Fiat Magnificat Stabat – homélie Immaculée Conception 2023 à Gap

Vendredi 8 décembre 2023 à 18:00 église des Cordeliers à GAP, puis procession jusque la Cathédrale et veillée mariale

Nous fêtons ce jour Marie dans son mystère d’Immaculée Conception. Il faut bien comprendre de quoi il s’agit, et ensuite quelles furent les conséquences pour la Vierge Marie.

I. De quoi s’agit-il ?

C’est important d’y revenir, car c’est souvent confondu avec la conception virginale de l’enfant Jésus. Mgr Jacques Perrier, ancien évêque de Tarbes et Lourdes disait : « Pour la plupart des gens, l’immaculée conception voudrait dire que Marie est devenue mère, a conçu Jésus, par l’action de l’Esprit Saint, sans relation conjugale. Comme si la relation conjugale était, par elle-même, un péché. Ce n’est pas du tout ce que dit la foi chrétienne. Si le mariage était un péché, il ne pourrait être un sacrement. » 
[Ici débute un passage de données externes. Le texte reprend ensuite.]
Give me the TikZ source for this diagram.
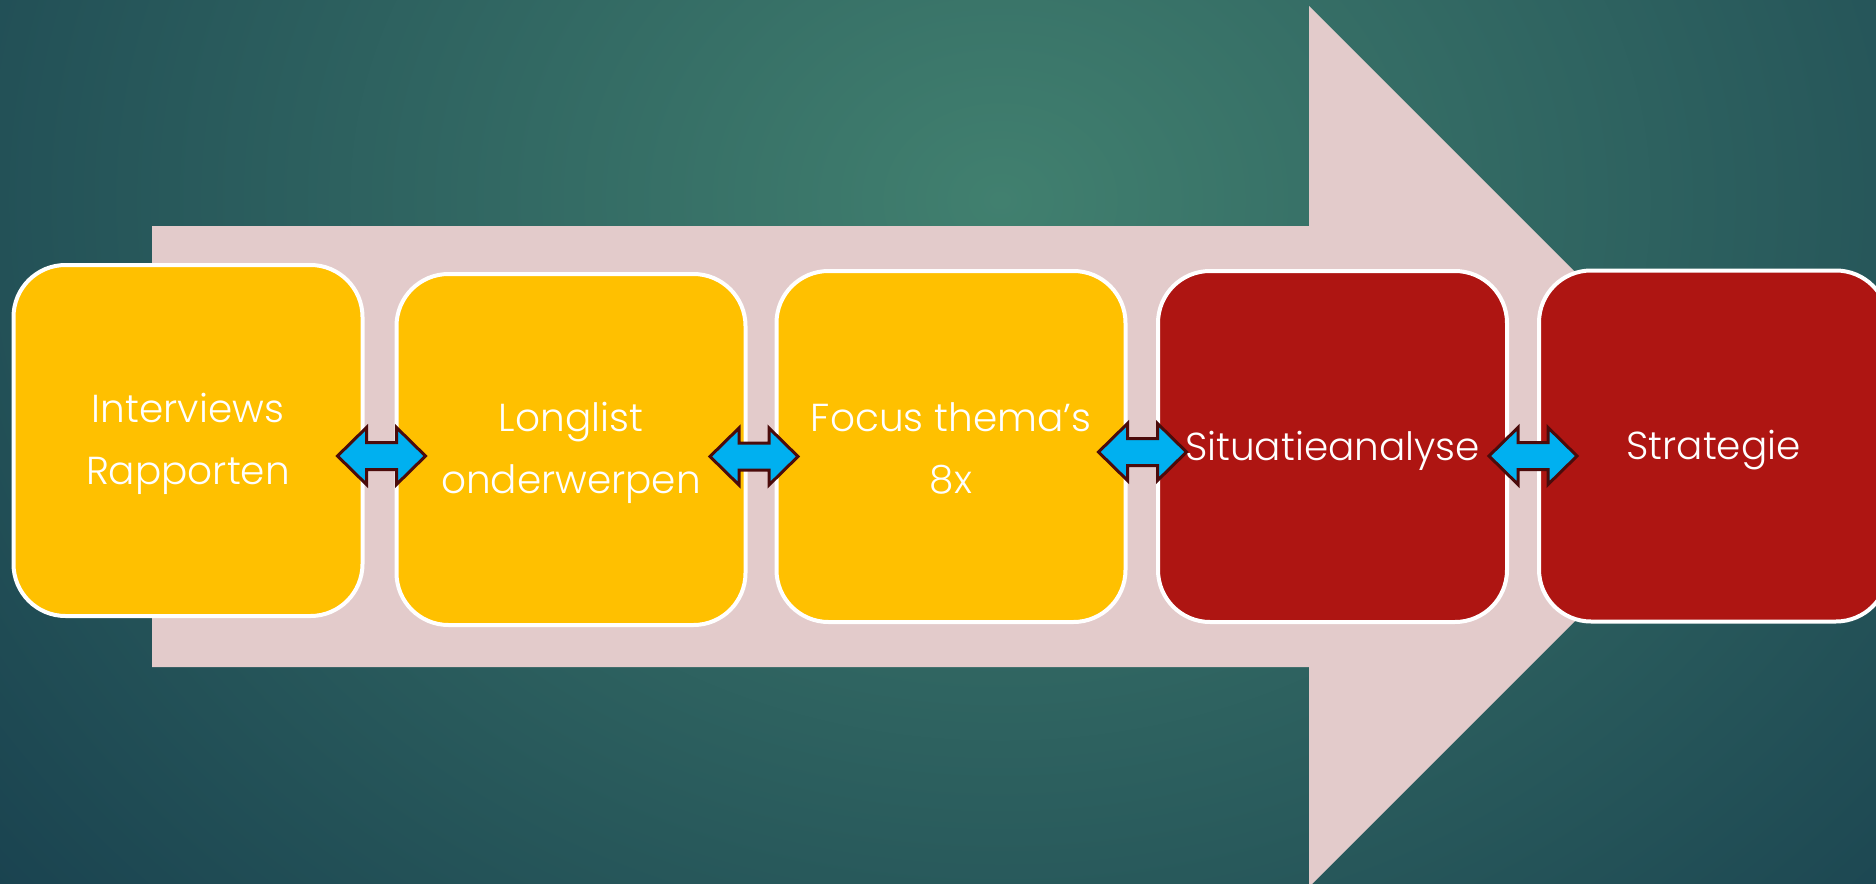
\documentclass[tikz,border=0pt]{standalone}
\usepackage{fontspec}
\setmainfont{Poppins}[UprightFont=* Light]
\definecolor{bgdark}{HTML}{1A4350}
\definecolor{bglight}{HTML}{41806F}
\definecolor{pinkc}{HTML}{E3CBCB}
\definecolor{yelc}{HTML}{FFC000}
\definecolor{redc}{HTML}{AE1512}
\definecolor{bluec}{HTML}{00B0F0}
\definecolor{brownc}{HTML}{4B0B0B}
\tikzset{
  box/.style={draw=white, line width=2pt, rounded corners=26pt,
    minimum width=174.5pt, minimum height=175.5pt, inner sep=0pt},
  lbl/.style={text=white, align=center, inner sep=0pt,
    font=\fontsize{19.5pt}{31pt}\selectfont},
  dblstyle/.style={fill=bluec, draw=brownc, line width=1.5pt, line join=miter},
  dbl/.pic={\draw[dblstyle] (-44,0) -- (-15,-28.5) -- (-15,-13.5) -- (15,-13.5)
     -- (15,-28.5) -- (44,0) -- (15,28.5) -- (15,13.5) -- (-15,13.5)
     -- (-15,28.5) -- cycle;}
}
\begin{document}
\begin{tikzpicture}[x=0.5pt,y=-0.5pt]
\useasboundingbox (0,0) rectangle (1876,884);
\begin{scope}
  \clip (0,0) rectangle (1876,884);
  \fill[bgdark] (0,0) rectangle (1876,884);
  \shade[inner color=bglight, outer color=bgdark] (1000,200) ellipse (1300 and 1080);
  \fill[pinkc] (152,226) -- (1309,226) -- (1309,6) -- (1749.5,446.5)
     -- (1309,887) -- (1309,667) -- (152,667) -- cycle;
\end{scope}
\node[box, fill=yelc] (b1) at (188,440.5) {};
\node[box, fill=yelc] (b2) at (571,449.5) {};
\node[box, fill=yelc] (b3) at (951,446.5) {};
\node[box, fill=redc] (b4) at (1332.5,446.5) {};
\node[box, fill=redc] (b5) at (1713.5,446) {};
\node[lbl] (t1) at ([yshift=-1.8pt]b1.center) {Interviews\\Rapporten};
\node[lbl] (t2) at ([yshift=-1.8pt]b2.center) {Longlist\\onderwerpen};
\node[lbl] (t3) at ([yshift=-1.2pt]b3.center) {Focus thema’s\\8x};
\node[lbl] (t4) at ([yshift=-2pt]b4.center) {Situatieanalyse};
\node[lbl] (t5) at ([yshift=-2pt]b5.center) {Strategie};
\pic (a1) at (381.5,456) {dbl};
\pic (a2) at (754,456.5) {dbl};
\pic (a3) at (1142.5,452) {dbl};
\pic (a4) at (1533,456) {dbl};
\end{tikzpicture}
\end{document}
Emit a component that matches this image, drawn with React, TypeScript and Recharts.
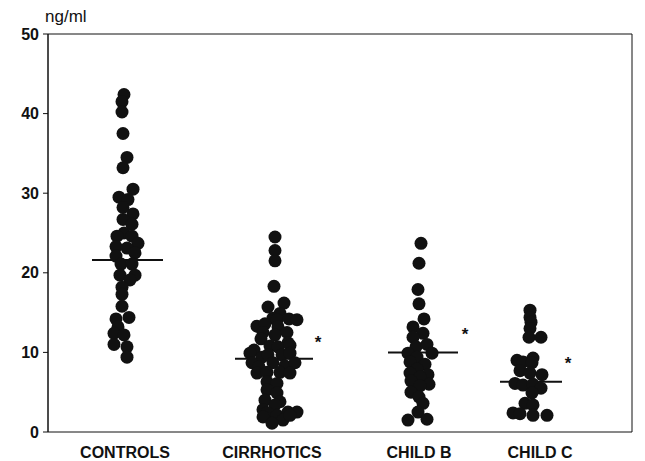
import React from 'react'
import {
  ScatterChart,
  Scatter,
  XAxis,
  YAxis,
  ReferenceLine,
  ReferenceArea,
  Label,
} from 'recharts'

// group labels and where they sit on the x scale (0..584)
const groups = ['CONTROLS', 'CIRRHOTICS', 'CHILD B', 'CHILD C']
const labelPos = [77, 224, 371, 492]
const centers = [76, 224, 371, 481]
const yTicks = [0, 10, 20, 30, 40, 50]

// ng/ml values, with horizontal jitter (same x units)
const controls = [42.4, 41.5, 40.2, 37.5, 34.5, 33.2, 30.5, 29.5, 29.2, 28.2, 27.4, 26.7, 26.1, 25.0, 24.6, 24.6, 23.7, 23.3, 23.1, 22.5, 22.1, 21.1, 21.1, 19.7, 19.7, 19.1, 18.2, 17.3, 15.8, 14.4, 14.2, 13.2, 12.4, 12.2, 11.0, 10.7, 9.4]
const controlsJit = [0, -2, -2, -1, 3, -1, 9, -5, 4, -1, 9, -1, 8, 0, -7, 8, 14, -8, 3, 11, -8, -3, 8, -4, 11, 6, -2, -2, -2, 5, -8, -6, -10, 0, -10, 3, 3]

const cirrhotics = [24.5, 22.8, 21.5, 18.3, 16.2, 15.7, 14.9, 14.3, 13.3, 13.6, 14.1, 14.2, 14.1, 13.2, 12.5, 12.5, 11.7, 12.2, 11.2, 10.8, 10.7, 10.9, 10.3, 9.9, 9.4, 9.7, 9.7, 9.9, 8.7, 8.2, 8.7, 8.3, 8.7, 7.4, 7.5, 7.5, 7.4, 6.3, 6.1, 5.3, 4.9, 4.0, 3.8, 3.4, 2.8, 2.4, 2.1, 2.5, 2.5, 1.9, 1.5, 1.1, 2.1]
const cirrhoticsJit = [3, 3, 3, 2, 12, -4, 8, 1, -15, -7, 5, 17, 25, 6, 15, -9, -11, 3, 16, -2, 6, 18, -18, -22, -10, -4, 10, 18, -20, -13, 1, 13, 23, -15, -5, 8, 18, -5, 5, -5, 5, -7, 8, 3, -9, -5, 5, 16, 25, -9, 11, 0, 18]

const childB = [23.7, 21.2, 17.9, 16.1, 14.2, 13.2, 12.4, 11.9, 10.7, 11.0, 9.9, 9.9, 9.4, 8.8, 8.5, 7.9, 7.4, 7.2, 6.9, 6.4, 6.0, 5.8, 5.0, 4.4, 3.6, 2.5, 1.5, 1.6]
const childBJit = [2, 0, -1, 0, 5, -6, 4, -6, -3, 8, 13, -11, -2, -9, 6, -2, -9, 9, 1, -8, 10, 1, -8, 0, 4, -1, -11, 8]

const childC = [15.3, 14.4, 13.8, 13.0, 11.9, 11.9, 9.0, 8.8, 9.3, 8.7, 7.7, 7.4, 7.2, 6.1, 5.9, 6.0, 5.5, 4.9, 3.6, 3.4, 2.4, 2.3, 2.1, 2.1]
const childCJit = [1, 1, 2, 1, 0, 12, -12, -6, 4, 3, -9, 1, 13, -14, -6, 4, 12, 3, -4, 4, -16, -9, 4, 18]

// medians: [x1, x2, value]
const medians = [
  [44, 115, 21.6],
  [187, 265, 9.2],
  [340, 410, 10.0],
  [452, 514, 6.3],
]
// significance marks
const stars = [
  { x: 270, y: 11.3 },
  { x: 417, y: 12.3 },
  { x: 520, y: 8.7 },
]

const toPoints = (vals: number[], jit: number[], c: number) =>
  vals.map((v, i) => ({ x: c + jit[i], y: v }))

const series = [
  toPoints(controls, controlsJit, centers[0]),
  toPoints(cirrhotics, cirrhoticsJit, centers[1]),
  toPoints(childB, childBJit, centers[2]),
  toPoints(childC, childCJit, centers[3]),
]

const ink = '#111'
const font = '"Liberation Sans", Arial, sans-serif'

const Dot = (props: any) => <circle cx={props.cx} cy={props.cy} r={6.5} fill={ink} />

const Star = (props: any) => (
  <text x={props.cx} y={props.cy + 6} textAnchor="middle" fontSize={17} fontWeight="bold" fontFamily={font} fill={ink}>
    *
  </text>
)

const UnitLabel = (props: any) => {
  const vb = props.viewBox
  return (
    <text x={vb.x + vb.width - 3} y={vb.y - 12} fontSize={17} fontFamily={font} fill={ink}>
      ng/ml
    </text>
  )
}

export default function App() {
  return (
    <div style={{ position: 'absolute', left: 0, top: 0, background: '#fff' }}>
      <ScatterChart width={645} height={461} margin={{ top: 34, right: 13, bottom: 0, left: 0 }}>
        <XAxis
          type="number"
          dataKey="x"
          domain={[0, 584]}
          ticks={labelPos}
          interval={0}
          tickFormatter={(v: number) => groups[labelPos.indexOf(v)] ?? ''}
          tickLine={false}
          axisLine={false}
          height={29}
          tickMargin={9}
          tick={{ fontSize: 16, fontFamily: font, fill: ink, fontWeight: 'bold' }}
        />
        <YAxis
          type="number"
          dataKey="y"
          domain={[0, 50]}
          ticks={yTicks}
          width={48}
          tickSize={5}
          tickMargin={4}
          stroke={ink}
          tick={{ fontSize: 16, fontFamily: font, fill: ink, fontWeight: 'bold' }}
        >
          <Label content={UnitLabel} />
        </YAxis>
        <ReferenceArea x1={0} x2={584} y1={0} y2={50} fill="none" stroke={ink} strokeWidth={1} />
        {series.map((d, i) => (
          <Scatter key={groups[i]} data={d} shape={Dot} isAnimationActive={false} />
        ))}
        {medians.map((m, i) => (
          <ReferenceLine
            key={i}
            segment={[{ x: m[0], y: m[2] }, { x: m[1], y: m[2] }]}
            stroke={ink}
            strokeWidth={2}
          />
        ))}
        <Scatter data={stars} shape={Star} isAnimationActive={false} />
      </ScatterChart>
    </div>
  )
}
Alors reprenons le texte du dogme défini le 8 décembre 1854, dans la Bulle ‘Ineffabilis Deus’, par le pape Pie IX : « Nous déclarons, prononçons et définissons que la doctrine qui tient que la bienheureuse Vierge Marie a été, au premier instant de sa conception, par une grâce et une faveur singulière du Dieu tout puissant, en vue des mérites de Jésus Christ, Sauveur du genre humain, préservée intacte de toute souillure du péché originel, est une doctrine révélée de Dieu, et qu’ainsi elle doit être crue fermement et constamment par tous les fidèles ».

Marie a donc été « préservée intacte de toute souillure du péché originel », à la différence de nous même. Nous le savons d’expérience, notre nature humaine est blessée et nous en héritons à notre naissance. Le baptême nous en a libéré, mais nous y revenons volontairement. Nous sommes malheureusement après notre baptême capable de pécher et nous nous confessions pour demander pardon à Dieu.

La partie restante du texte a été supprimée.